Amendment to IFRS 1 "First-time adoption of International Financial Reporting Standards" and of IAS 27 "Consolidated and separate financial statements": This amendment relates to the measurement of investments at the time of transition to IFRS and the recognition of dividends from investments in single-entity financial statements. The amendments to IAS 27 have abolished the definition of the cost method. Consequently, dividends from jointly controlled entities, associates and subsidiaries must in future be recognised on the face of the income statement, regardless of whether or not the dividends are being paid out of profits earned before the date of acquisition. The investments thus recognised are subsequently tested for impairment in accordance with IAS 36. Since these amendments relate to the recognition and measurement of investments in single-entity financial statements, their first-time adoption has not impacted on these condensed interim consolidated financial statements.

Amendments to IFRS 2 "Share-based payment": One amendment adds a clarification by restricting the definition of vesting conditions to include only service conditions and performance conditions. Another amendment widens the scope of the accounting rules on cancellations of share-based arrangements to include cases where these arrangements are cancelled by employees. The transitional provisions require these amendments to be applied retrospectively. The first-time adoption of these amendments does not affect these condensed interim consolidated financial statements.

IFRS 8 "Operating segments": IFRS 8 requires the management approach to be applied in segment reporting. Under this approach, the classification of segments and the presentation of disclosures are based on the breakdown used internally by the most senior level of management for the purposes of allocating resources and assessing segment performance. Since its first-time adoption of IFRS 8 and in conformity with its ongoing reporting practices under IAS 14 Segment reporting, the DEUTZ Group has continued to report on its Compact Engines and DEUTZ Customised Solutions operating segments and its Other segment. The methods it uses to publish financial information on its business units have been modified and its comparative prior-year figures restated accordingly. For further segmentrelated information please refer to the notes on segment reporting.

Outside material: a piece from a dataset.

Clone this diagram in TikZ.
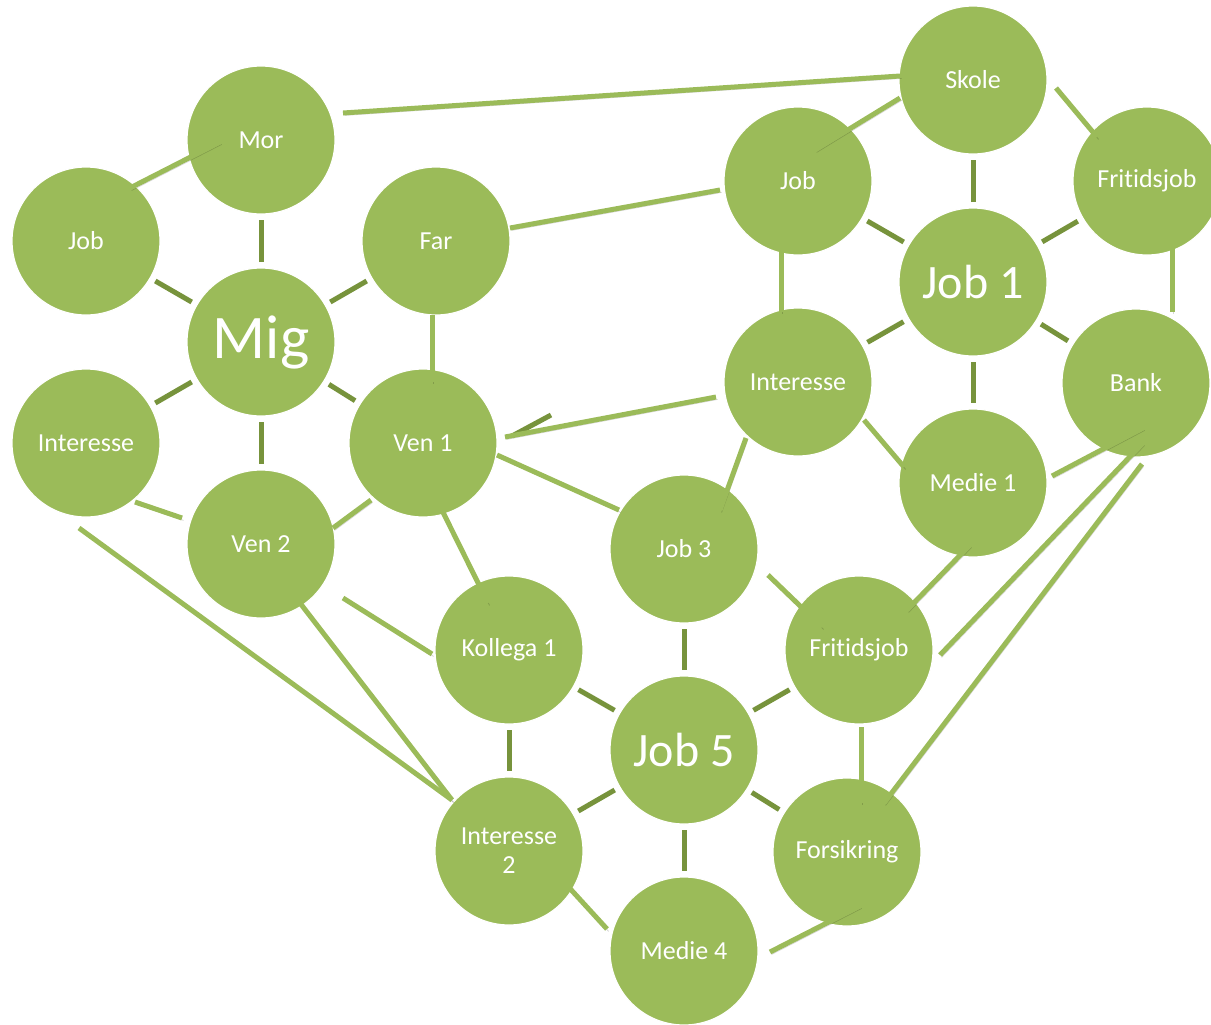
\documentclass[tikz,border=0pt]{standalone}
\usepackage{fontspec}
\setmainfont{Carlito}[RawFeature={-liga;-clig;-dlig;-calt}]
\usetikzlibrary{calc}
\definecolor{mapgreen}{HTML}{9BBB59}
\definecolor{mapdark}{HTML}{77933C}
\tikzset{
  bubble/.style={circle,fill=mapgreen,draw=white,line width=0.6pt,minimum size=74pt,inner sep=0pt,text=white,align=center,font=\fontsize{13}{14.5}\selectfont},
  hub/.style={bubble,font=\fontsize{24}{28}\selectfont},
  bighub/.style={bubble,font=\fontsize{31}{36}\selectfont},
  link/.style={draw=mapgreen,line width=2.5pt,preaction={draw=black,opacity=0.16,transform canvas={shift={(0.8pt,-1.2pt)}}}},
  stub/.style={draw=mapdark,line width=2.5pt},
  spoke/.style={stub,shorten <=40pt,shorten >=40pt},
}
\begin{document}
\begin{tikzpicture}[x=0.5pt,y=-0.5pt]
  \useasboundingbox (0,0) rectangle (1211,1024);
%%
  % Node: Mig and its ring
  \node[bighub] (mig) at (261,342) {Mig};
  \node[bubble] (mor) at (261,140) {Mor};
  \node[bubble] (jobA) at (86,241) {Job};
  \node[bubble] (far) at (436,241) {Far};
  \node[bubble] (intA) at (86,443) {Interesse};
  \node[bubble] (ven1) at (423,443) {Ven 1};
  \node[bubble] (ven2) at (261,544) {Ven 2};
  % Node: Job 1 and its ring
  \node[hub] (job1) at (973,282) {Job 1};
  \node[bubble] (skole) at (973,80) {Skole};
  \node[bubble] (jobB) at (798,181) {Job};
  \node[bubble] (fritB) at (1147,181) {Fritidsjob};
  \node[bubble] (intB) at (798,382) {Interesse};
  \node[bubble] (bank) at (1136,383) {Bank};
  \node[bubble] (medie1) at (973,483) {Medie 1};
  % Node: Job 5 and its ring
  \node[hub] (job5) at (684,750) {Job 5};
  \node[bubble] (job3) at (684,549) {Job 3};
  \node[bubble] (kollega) at (509,650) {Kollega 1};
  \node[bubble] (fritC) at (859,650) {Fritidsjob};
  \node[bubble] (int2) at (509,851) {Interesse\\2};
  \node[bubble] (forsik) at (847,852) {Forsikring};
  \node[bubble] (medie4) at (684,951) {Medie 4};
%%
  % Edge: Mig spokes
  \draw[spoke] (mig.center) -- (mor.center);
  \draw[spoke] (mig.center) -- (jobA.center);
  \draw[spoke] (mig.center) -- (far.center);
  \draw[spoke] (mig.center) -- (intA.center);
  \draw[spoke] (mig.center) -- (ven1.center);
  \draw[spoke] (mig.center) -- (ven2.center);
  % Edge: Job 1 spokes
  \draw[spoke] (job1.center) -- (skole.center);
  \draw[spoke] (job1.center) -- (jobB.center);
  \draw[spoke] (job1.center) -- (fritB.center);
  \draw[spoke] (job1.center) -- (intB.center);
  \draw[spoke] (job1.center) -- (bank.center);
  \draw[spoke] (job1.center) -- (medie1.center);
  % Edge: Job 5 spokes
  \draw[spoke] (job5.center) -- (job3.center);
  \draw[spoke] (job5.center) -- (kollega.center);
  \draw[spoke] (job5.center) -- (fritC.center);
  \draw[spoke] (job5.center) -- (int2.center);
  \draw[spoke] (job5.center) -- (forsik.center);
  \draw[spoke] (job5.center) -- (medie4.center);
  % Edge: Kollega 1 -- Interesse 2
  \draw[spoke] (kollega.center) -- (int2.center);
  % Edge: Ven 1 stub
  \draw[stub] ($(ven1)+(89,-7)$) -- ($(ven1)+(128,-28)$);
%%
  % Edge: Mor -- Skole
  \draw[link] ($(mor)+(82,-27)$) -- ($(skole)+(-73,-4)$);
  % Edge: Mor -- Job
  \draw[link] ($(mor)+(-41,2)$) -- ($(jobA)+(44,-53)$);
  % Edge: Far -- Job
  \draw[link] ($(far)+(74,-13)$) -- ($(jobB)+(-78,9)$);
  % Edge: Far -- Ven 1
  \draw[link] ($(far)+(-4,74)$) -- ($(ven1)+(9,-61)$);
  % Edge: Skole -- Job
  \draw[link] ($(skole)+(-73,18)$) -- ($(jobB)+(17,-31)$);
  % Edge: Skole -- Fritidsjob
  \draw[link] ($(skole)+(83,8)$) -- ($(fritB)+(-50,-44)$);
  % Edge: Job -- Interesse
  \draw[link] ($(jobB)+(-17,56)$) -- ($(intB)+(-17,-70)$);
  % Edge: Fritidsjob -- Bank
  \draw[link] ($(fritB)+(25,56)$) -- ($(bank)+(36,-71)$);
  % Edge: Interesse -- Ven 1
  \draw[link] ($(intB)+(-82,15)$) -- ($(ven1)+(82,-6)$);
  % Edge: Ven 1 -- Job 3
  \draw[link] ($(ven1)+(74,12)$) -- ($(job3)+(-65,-39)$);
  % Edge: Ven 1 -- Kollega 1
  \draw[link] ($(ven1)+(7,43)$) -- ($(kollega)+(-21,-47)$);
  % Edge: Interesse -- Ven 2
  \draw[link] ($(intA)+(49,59)$) -- ($(ven2)+(-79,-26)$);
  % Edge: Ven 2 -- Ven 1
  \draw[link] ($(ven2)+(72,-16)$) -- ($(ven1)+(-52,57)$);
  % Edge: Ven 2 -- Kollega 1
  \draw[link] ($(ven2)+(82,54)$) -- ($(kollega)+(-77,4)$);
  % Edge: Ven 2 -- Interesse 2
  \draw[link] ($(ven2)+(39,59)$) -- ($(int2)+(-57,-51)$);
  % Edge: Interesse -- Interesse 2
  \draw[link] ($(intA)+(-7,85)$) -- ($(int2)+(-57,-51)$);
  % Edge: Interesse -- Medie 1
  \draw[link] ($(intB)+(66,38)$) -- ($(medie1)+(-69,-16)$);
  % Edge: Interesse -- Job 3
  \draw[link] ($(intB)+(-52,56)$) -- ($(job3)+(36,-39)$);
  % Edge: Medie 1 -- Bank
  \draw[link] ($(medie1)+(79,-7)$) -- ($(bank)+(7,45)$);
  % Edge: Medie 1 -- Fritidsjob
  \draw[link] ($(medie1)+(-3,62)$) -- ($(fritC)+(48,-40)$);
  % Edge: Bank -- Fritidsjob
  \draw[link] ($(bank)+(7,60)$) -- ($(fritC)+(81,5)$);
  % Edge: Bank -- Forsikring
  \draw[link] ($(bank)+(6,81)$) -- ($(forsik)+(37,-49)$);
  % Edge: Job 3 -- Fritidsjob
  \draw[link] ($(job3)+(84,26)$) -- ($(fritC)+(-37,-23)$);
  % Edge: Fritidsjob -- Forsikring
  \draw[link] ($(fritC)+(2,77)$) -- ($(forsik)+(14,-49)$);
  % Edge: Interesse 2 -- Medie 4
  \draw[link] ($(int2)+(55,31)$) -- ($(medie4)+(-77,-22)$);
  % Edge: Medie 4 -- Forsikring
  \draw[link] ($(medie4)+(86,1)$) -- ($(forsik)+(13,54)$);
%
\end{tikzpicture}
\end{document}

IAS 1 (revised) "Presentation of financial statements": The amendments to this standard include material changes to the way in which financial information is presented and reported in financial statements. In particular they include the introduction of a statement of comprehensive income, which comprises both the profit or loss earned during the reporting period as well as the unrealised gains and losses previously reported in the statement of changes in equity. In addition to the balance sheet shown as at the reporting date and the balance sheet as at the previous year's reporting date, entities must now also prepare a balance sheet at the beginning of the comparative prior-year period if they are retrospectively adopting accounting policies, correcting misstatements or reclassifying items shown in financial statements. On adopting this standard the DEUTZ Group has modified accordingly the way in which it publishes its financial information.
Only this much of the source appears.